身体中から雷が走る……この現象は、鬼族の特徴によく似ている。現に、鬼族の血が覚醒したミライヤも、迸る雷を操っている。
だが、そもそもとして雷と、雷のように見える魔力という違いがあり……なにより……
「う、うぅ……!」
今のヤネッサは、怒りに呑まれてしまっている。抑えきれない魔力が、あふれ、周囲に被害を及ぼしている。
なにがあったのか、ノアリたちにはわからない。だが、尋常でない事態であることは、確かなのだ。
「ヤネッサ……!」
暴走……その経験は、ノアリにもある。そのときは、ヤークワードとクルドが必死の思いで止めてくれた。
が、今のヤネッサは、単なる暴走とも違う。
目からは涙を流し、歯を食いしばり……まるで、なにかを悲しんでいるようにも、見えるのだ。
「ねえ、どうしたの、ヤネッ……」
「ゆる、さない!」
ノアリの声も、届かない。ヤネッサはついに、その場で叫ぶ。
感情の昂りに呼応するように、あふれる魔力も激しさを増し……周囲を、傷つけていく。
このままでは、ヤネッサの魔力で学園が崩壊してしまうのではないか……そう、思われたとき。
「ぁ、ぐっ……!」
「!?」
突如、ヤネッサの体がよろめく……鮮血が、舞う。
まるでスローモーションのように、ヤネッサの体が倒れていき……
「ヤネッサ! ヤネッサァ!」
見えた……ヤネッサの肩が、撃たれたのだ。狙撃手は、先ほどヤネッサが倒したのではなかったのか。
いや、新手が現れたのだ。それが、ヤネッサを狙撃した。
魔力があふれ出しているとはいえ、無防備であることには変わりはない。近づかなければ、被害もなく狙い撃ちすることができる。
「くっ、そ……!」
再び向かってくる弾丸を、今度は弾くノアリ。先ほどヤネッサに助けてもらったばかりだ、ここで全滅することは避けたい。
ヤネッサ野介抱はアンジェリーナに任せ、ノアリは弾丸の飛んできた方向を見つめる。
「うぅう……らぁあああい!」
「!?」
ノアリは、己の中に流れる竜族の血に意識を集中させ、身体能力を向上させる。
こちらへ狙いを定めている狙撃手を、逆に見定め。瞬間的な移動で、まるで消えたかのように錯覚。
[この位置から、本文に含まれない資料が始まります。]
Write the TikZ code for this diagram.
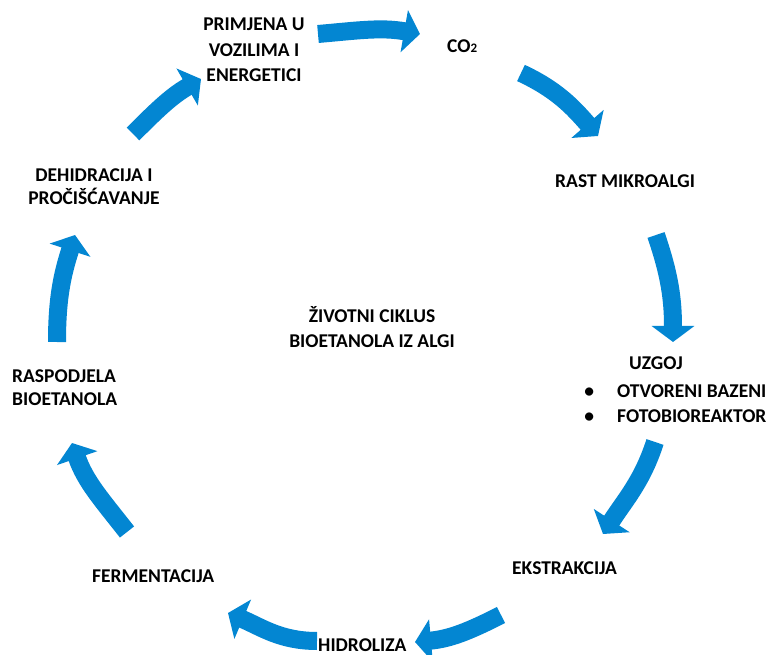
\documentclass[tikz,border=0pt]{standalone}
\usepackage{fontspec}
\setmainfont{Carlito}
\usetikzlibrary{arrows.meta}
\definecolor{arrowblue}{RGB}{3,134,210}
\tikzset{
  lbl/.style={inner sep=0pt, font=\bfseries\fontsize{19.5}{25.5}\selectfont, text=black},
  tight/.style={font=\bfseries\fontsize{19.5}{23}\selectfont},
  cyc/.style={draw=arrowblue, line width=18pt, line cap=butt,
    -{Triangle[length=16pt 0 1, width=42pt 0 1, fill=arrowblue]}}
}
\begin{document}
\begin{tikzpicture}[x=1pt,y=1pt]
\useasboundingbox (0,0) rectangle (769,-655);
% text nodes (multi-line nodes: base = baseline of last line)
\node[lbl, anchor=base, align=center] (prim) at (254,-82) {PRIMJENA U\\VOZILIMA I\\ENERGETICI};
\node[lbl, anchor=base west] (co2) at (447,-53) {CO{\fontsize{13}{13}\selectfont 2}};
\node[lbl, anchor=base west] (rast) at (555,-188) {RAST MIKROALGI};
\node[lbl, anchor=base] (uzgoj) at (656,-370) {UZGOJ};
\node[lbl, anchor=base west] (bazeni) at (617,-397) {\llap{•\hspace{23pt}}OTVORENI BAZENI};
\node[lbl, anchor=base west] (foto) at (617,-422) {\llap{•\hspace{23pt}}FOTOBIOREAKTOR};
\node[lbl, anchor=base west] (ekstr) at (512,-574) {EKSTRAKCIJA};
\node[lbl, anchor=base west] (hidro) at (318,-651) {HIDROLIZA};
\node[lbl, anchor=base west] (ferm) at (92,-582) {FERMENTACIJA};
\node[lbl, tight, anchor=base west, align=left] (rasp) at (12,-405) {RASPODJELA\\BIOETANOLA};
\node[lbl, tight, anchor=base, align=center] (dehid) at (94,-205) {DEHIDRACIJA I\\PROČIŠĆAVANJE};
\node[lbl, anchor=base, align=center] (centre) at (372,-348) {ŽIVOTNI CIKLUS\\BIOETANOLA IZ ALGI};
% arrow end points
\coordinate (a1s) at (318,-34);  \coordinate (a1e) at (420,-34);
\coordinate (a2s) at (521,-73);  \coordinate (a2e) at (598,-136);
\coordinate (a3s) at (656,-235); \coordinate (a3e) at (673,-342);
\coordinate (a4s) at (655,-442); \coordinate (a4e) at (603,-534);
\coordinate (a5s) at (501,-615); \coordinate (a5e) at (415,-642);
\coordinate (a6s) at (317,-641); \coordinate (a6e) at (228,-613);
\coordinate (a7s) at (127,-532); \coordinate (a7e) at (72,-443);
\coordinate (a8s) at (57,-342);  \coordinate (a8e) at (75,-235);
\coordinate (a9s) at (133,-134); \coordinate (a9e) at (201,-79);
% arrows
\draw[cyc] (a1s) to[out=5, in=170] (a1e);
\draw[cyc] (a2s) to[out=-25, in=131] (a2e);
\draw[cyc] (a3s) to[out=-71, in=90] (a3e);
\draw[cyc] (a4s) to[out=-108, in=57] (a4e);
\draw[cyc] (a5s) to[out=207, in=5] (a5e);
\draw[cyc] (a6s) to[out=180, in=-23] (a6e);
\draw[cyc] (a7s) to[out=128, in=-71] (a7e);
\draw[cyc] (a8s) to[out=90, in=252] (a8e);
\draw[cyc] (a9s) to[out=45, in=210] (a9e);
\end{tikzpicture}
\end{document}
狙撃手の目の前に現れたノアリは、その顔面を容赦なく蹴り飛ばした。
「げはっ……!」
間抜けな声を漏らし、吹き飛ばされるのはやはり教員。
大丈夫だ、殺してはいない。ただ、少しの間じっとしておいてもらうだけだ。
「ここは、もう危ない」
図らずも、先ほどの狙撃により、ヤネッサの暴走は多少の落ち着きを見せた。
とにかく、ここに自分たちがいることがバレている。このままにしていたら、また続々と新手が来ることだろう。
「アンジェさん、ヤネッサ! ここから移動するよ!」
「え、えぇ……わぁ!?」
言うや、ノアリはアンジェリーナとヤネッサ、それぞれを抱える。
本来、ノアリが2人を抱える……ましてやその状態で移動するなど、不可能であるが……
「の、ノアリさん、その姿は……!?」
視線を動かし、ノアリの姿を認めたアンジェリーナは、驚愕に声を震わせる。しかしそれは恐怖からではなく、純粋な驚きから。
「あはは……そういえば、アンジェさんには見せたこと、なかったでしたっけ」
そう苦笑いを浮かべるノアリの皮膚は、朱色の鱗に覆われ……気のせいではないだろう、翼や尻尾のようなものまで、生えている。
これは、竜人たるノアリの姿……思い返せば、この姿を見せたことがあるのはごく限られた人間だけだ。
「説明は、後! 舌噛まないでくださいよ!」
「えっ……あぁ!?」
瞬間、アンジェリーナは風になった……いや、そう錯覚しただけだ。
アンジェリーナとヤネッサを抱えていては、ノアリは得物を持つ手が塞がってしまう。だが、ノアリひとりが対応するより、2人を連れてこの場を離脱するべき……そう、判断した。
その速度は凄まじく、アンジェリーナは思わず悲鳴を上げそうになってしまう。だが、そのために口を開くことすら、ためらわれる。
「……っ」
……騎士学園は広い、とはいえ、これだけの速度で走れば、すぐに行き止まりに突き当たる。
軽く息を整え、ノアリは2人を下ろした。元々気を失っていたヤネッサはともかく、アンジェリーナはとても見せられない顔をしていた。
「う、うぅ……気持ち悪い、です……」
「あはは、すみません……」
酔ってしまったのか、その場で軽く咳き込み、アンジェリーナは息を整える。そして、その視線はノアリへ。
改めてじっと見つめられると、照れる。
「とりあえず、ここまで来たら安心だと思うけど……っと、ヤネッサ!」
場所は移した、ここは先ほどよりは安全なはずだ。なので、次はヤネッサの治療だ。
幸いにも、被弾したのは肩……命に別条はない。ノアリは迷うことなく、スカートを少しちぎり、切れ端で傷口を押さえる。
自分にも魔法が使えれば、こんな怪我すぐに治せるのだが……
「よし、っと」
ヤネッサの応急処置は済んだ。
しかし、道案内に頼みのヤネッサは気絶し、起きてもまた暴れないとも限らない。その上、道を適当に走ってきてしまった。
ここは、どこだろう。そしてヤークワードは、どこにいるのだろう。